Blackmagic Design says the free version includes professional editing tools, drag and drop editing, automatic trim tools, and AI text based editing, while DaVinci Resolve Studio adds the AI Neural Engine, additional effects, noise reduction, magic mask, and more.
Studio is listed at US$295.
If your Adobe stack includes Premiere, a bit of After Effects, or client deliverables that mix stills and motion, Resolve is one of the smartest low cost replacements to consider.
It is not a design app in the Illustrator sense, but it is a serious creative tool that saves money where video subscriptions can get expensive quickly.
The Best Budget Stack by Designer Type
Infographics make sense when we are talking about tools that designers use for creative purposes.

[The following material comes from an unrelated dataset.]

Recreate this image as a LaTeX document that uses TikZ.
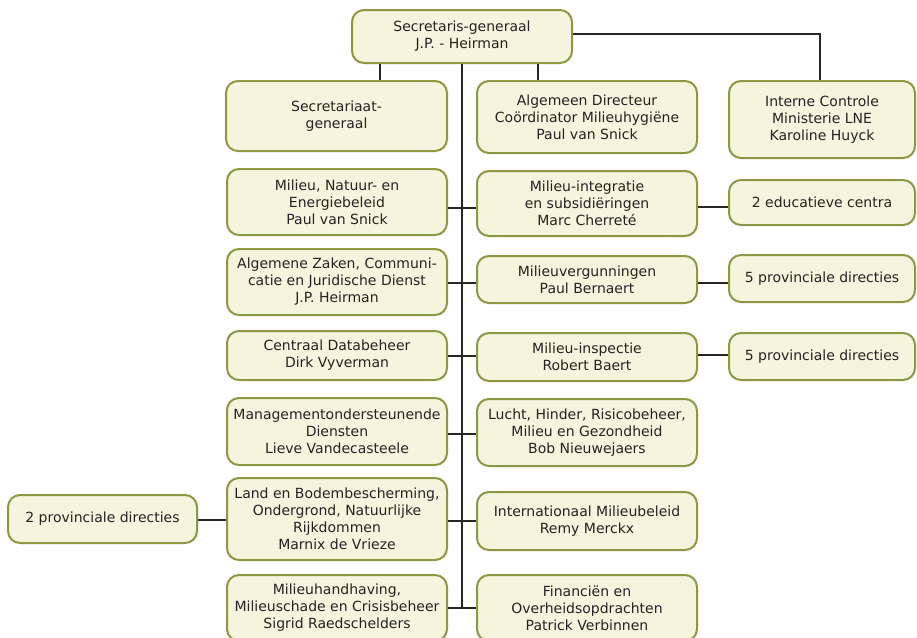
\documentclass[tikz,border=0pt]{standalone}
\usepackage{fontspec}
\setmainfont{DejaVu Sans}
\definecolor{boxfill}{RGB}{245,245,222}
\definecolor{boxline}{RGB}{140,152,68}
\definecolor{txt}{RGB}{35,35,35}
\begin{document}
\begin{tikzpicture}[x=1pt,y=-1pt,
  orgbox/.style={draw=boxline, fill=boxfill, line width=2pt, rounded corners=12pt,
    inner sep=0pt, align=center, text=txt, font=\fontsize{14}{17}\selectfont},
  link/.style={draw=black!85, line width=1.2pt}]
\useasboundingbox (0,0) rectangle (917,637);
\clip (0,0) rectangle (917,637);
\fill[white] (0,0) rectangle (917,637);
% top
\node[orgbox, minimum width=220pt, minimum height=53pt] (top) at (462,36.5) {Secretaris-generaal\\J.P. - Heirman};
\node[orgbox, minimum width=221pt, minimum height=70pt] (sec) at (336.5,116) {Secretariaat-\\generaal};
\node[orgbox, minimum width=220pt, minimum height=72pt] (alg) at (587,117) {Algemeen Directeur\\Coördinator Milieuhygiëne\\Paul van Snick};
\node[orgbox, minimum width=186pt, minimum height=77pt] (int) at (822,119.5) {Interne Controle\\Ministerie LNE\\Karoline Huyck};
% left column
\node[orgbox, minimum width=220pt, minimum height=66pt] (mn) at (337,202) {Milieu, Natuur- en\\Energiebeleid\\Paul van Snick};
\node[orgbox, minimum width=220pt, minimum height=66pt] (az) at (337,282) {Algemene Zaken, Communi-\\catie en Juridische Dienst\\J.P. Heirman};
\node[orgbox, minimum width=220pt, minimum height=49pt] (cd) at (337,355.5) {Centraal Databeheer\\Dirk Vyverman};
\node[orgbox, minimum width=220pt, minimum height=67pt] (mo) at (337,431.5) {Managementondersteunende\\Diensten\\Lieve Vandecasteele};
\node[orgbox, minimum width=220pt, minimum height=82pt] (lb) at (337,519) {Land en Bodembescherming,\\Ondergrond, Natuurlijke\\Rijkdommen\\Marnix de Vrieze};
\node[orgbox, minimum width=220pt, minimum height=66pt] (mh) at (337,608) {Milieuhandhaving,\\Milieuschade en Crisisbeheer\\Sigrid Raedschelders};
% middle column
\node[orgbox, minimum width=220pt, minimum height=65pt] (mi) at (587,203.5) {Milieu-integratie\\en subsidiëringen\\Marc Cherreté};
\node[orgbox, minimum width=220pt, minimum height=47pt] (mv) at (587,279.5) {Milieuvergunningen\\Paul Bernaert};
\node[orgbox, minimum width=220pt, minimum height=48pt] (mins) at (587,357) {Milieu-inspectie\\Robert Baert};
\node[orgbox, minimum width=220pt, minimum height=67pt] (lu) at (587,432.5) {Lucht, Hinder, Risicobeheer,\\Milieu en Gezondheid\\Bob Nieuwejaers};
\node[orgbox, minimum width=220pt, minimum height=58pt] (im) at (587,521) {Internationaal Milieubeleid\\Remy Merckx};
\node[orgbox, minimum width=220pt, minimum height=66pt] (fi) at (587,608) {Financiën en\\Overheidsopdrachten\\Patrick Verbinnen};
% right column
\node[orgbox, minimum width=186pt, minimum height=45pt] (ed) at (822,202.5) {2 educatieve centra};
\node[orgbox, minimum width=186pt, minimum height=47pt] (p1) at (822,278.5) {5 provinciale directies};
\node[orgbox, minimum width=186pt, minimum height=47pt] (p2) at (822,356.5) {5 provinciale directies};
% far left
\node[orgbox, minimum width=189pt, minimum height=48pt] (fl) at (102.5,519) {2 provinciale directies};
% connector coordinates
\coordinate (tr) at (820,34);
\coordinate (s1) at (380,0);
\coordinate (s2) at (538,0);
\coordinate (r1) at (462,208);
\coordinate (r2) at (462,283);
\coordinate (r3) at (462,356);
\coordinate (r4) at (462,434);
\coordinate (r5) at (462,521);
\coordinate (r6) at (462,608);
\coordinate (e1) at (712,207);
\coordinate (e2) at (712,283);
\coordinate (e3) at (712,355);
\coordinate (f1) at (212,520);
% connectors
\draw[link] (top.east |- tr) -- (tr) -- (tr |- int.north);
\draw[link] (s1 |- top.south) -- (s1 |- sec.north);
\draw[link] (s2 |- top.south) -- (s2 |- alg.north);
\draw[link] (top.south) -- (r6);
\draw[link] (mn.east |- r1) -- (mi.west |- r1);
\draw[link] (az.east |- r2) -- (mv.west |- r2);
\draw[link] (cd.east |- r3) -- (mins.west |- r3);
\draw[link] (mo.east |- r4) -- (lu.west |- r4);
\draw[link] (lb.east |- r5) -- (im.west |- r5);
\draw[link] (mh.east |- r6) -- (fi.west |- r6);
\draw[link] (mi.east |- e1) -- (ed.west |- e1);
\draw[link] (mv.east |- e2) -- (p1.west |- e2);
\draw[link] (mins.east |- e3) -- (p2.west |- e3);
\draw[link] (fl.east |- f1) -- (lb.west |- f1);
\end{tikzpicture}
\end{document}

So, here's an infographic with the best Adobe alternatives compared by designer type:

When does Adobe still make sense?
Adobe still makes sense if your team lives inside Adobe file formats every day, needs deep collaboration across the full suite, or depends on specific features in Photoshop, Illustrator, InDesign, Premiere, or After Effects that your current workflow already knows how to exploit.
The official pricing shows how broad the ecosystem still is, from image editing to print layout to motion and video, which is part of the reason many studios stay locked in.
But for many freelancers, students, and small studios, the budget case has changed.
In 2026, you can cover most design work with a mix of free tools, one time purchases, and one or two paid apps instead of a single expensive subscription stack.
That is the real story behind Adobe alternatives now. They are not compromises by default. In several workflows, they are simply the smarter purchase.
If you want the shortest possible recommendation, start with Affinity, Figma, GIMP, Inkscape, and Photopea, then add Krita, Canva, Scribus, or Pixelmator Pro based on the kind of design work you do most often.
That gives you a budget stack that is flexible, current, and realistic for 2026.